The ancient Chinese had a profound knowledge of the heavens. Their astronomical systems and knowledge were the envy of the ancient world in their day. Even by today's standards, their accumulated knowledge is impressive. Whereas Western astronomy divides the sky into dozens of constellations comprised mostly of the larger naked-eye stars, the Chinese divided the sky into hundreds of constellations—some large, most of them small—and also used a great many stars which on some nights cannot even be seen with the naked eye.

Their most important constellations were in what is known as the North Circumpolar Region—the region of the sky that is always visible at any time of the year north of the equator and which "rotates" around the current Pole Star, Polaris. The largest and most magnificent of these circumpolar constellations was, and still is, what they called "Pei Tou", the Northern Ladle, which we know as the Big Dipper—the seven main stars of Ursa Major, the Great Bear. To the ancient Chinese the North Circumpolar Region was the abode of the Imperial court, since the Emperor was the center of their life and ruled the earth, just as Polaris ("Tai I"—the Celestial Monad) governed the course of the heavens. In fact, the Emperor was signified in the heavens by Tai I. Each facet of the Imperial court had a representative star somewhere within the circumpolar space.

Source of the Seven Rays

Ursa Major is one of the most massive of the Western constellations. But most of us know it only as the Big Dipper. The Chinese gleaned upwards of a dozen constellations from the stars there along with about 2 dozen individual stars which they considered to be of primary importance. Esotericists will be well familiar with the Great Bear—more specifically, the Northern Ladle—because those seven main stars are the source of the seven primary energies, or Rays, which go toward making up our solar system and all the associated modes of perception within it. In short, they are the source or distributors of the Will of God for our solar system (and not a few other systems, as well).

A Well Guarded Secret

But the Chinese had a secret, and a well-guarded one at that. Associated with those seven stars, or Rishis, were other groups of seven stars, some of which helped in distributing the seven Light Streams or Rays and another which "stood behind" them (the seven Rishis and the other groups of seven) and even directed them. I will not delineate them here. We should be very clear that, even though we are talking about vast interstellar systems and Beings of fantastic Light and Magnitude, the systems at which we are looking here are only as specks of dust in the even greater vastness of our own Milky Way galaxy.

Of the Northern Ladle, the Chinese said that those seven stars ".....represent the Emperor's carriage [the vehicle of God's Will], rotating around the center of the universe. It governs the 4 Directions, and divides Yin from Yang. It determines the 4 Seasons, balances the 5 Elements, regulates the divisions of time, the degrees of the sky, and many other things. Such are the stars of the Northern Ladle."

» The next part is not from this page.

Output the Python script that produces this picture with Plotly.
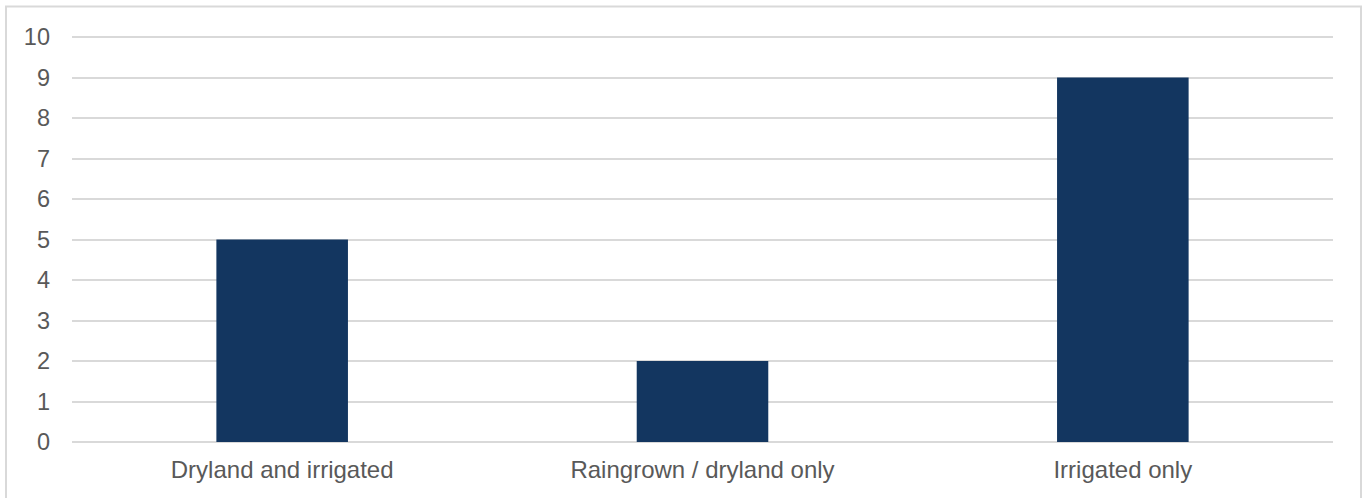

Esotericists will immediately recognize the similarities between their system and the Chinese description of the functions of the Great Bear. The Will of God would very much do all the things just mentioned, and then some. The seven Rays or Light Streams, their subdivisions, their cycles and their interactions give rise to all that we know within our manifested universe. But, they have to have help to do this. Like any good executive, God delegates authority and divides the load fairly and equitably to those in subordinate positions. Thus, the universe runs like a well-oiled machine and timepiece. The Seven Rishis are only way-stations Themselves, stepping down and transmitting God's Light and Love to us from even more stupendous Lives. The universe is an infinite Hierarchy of Being.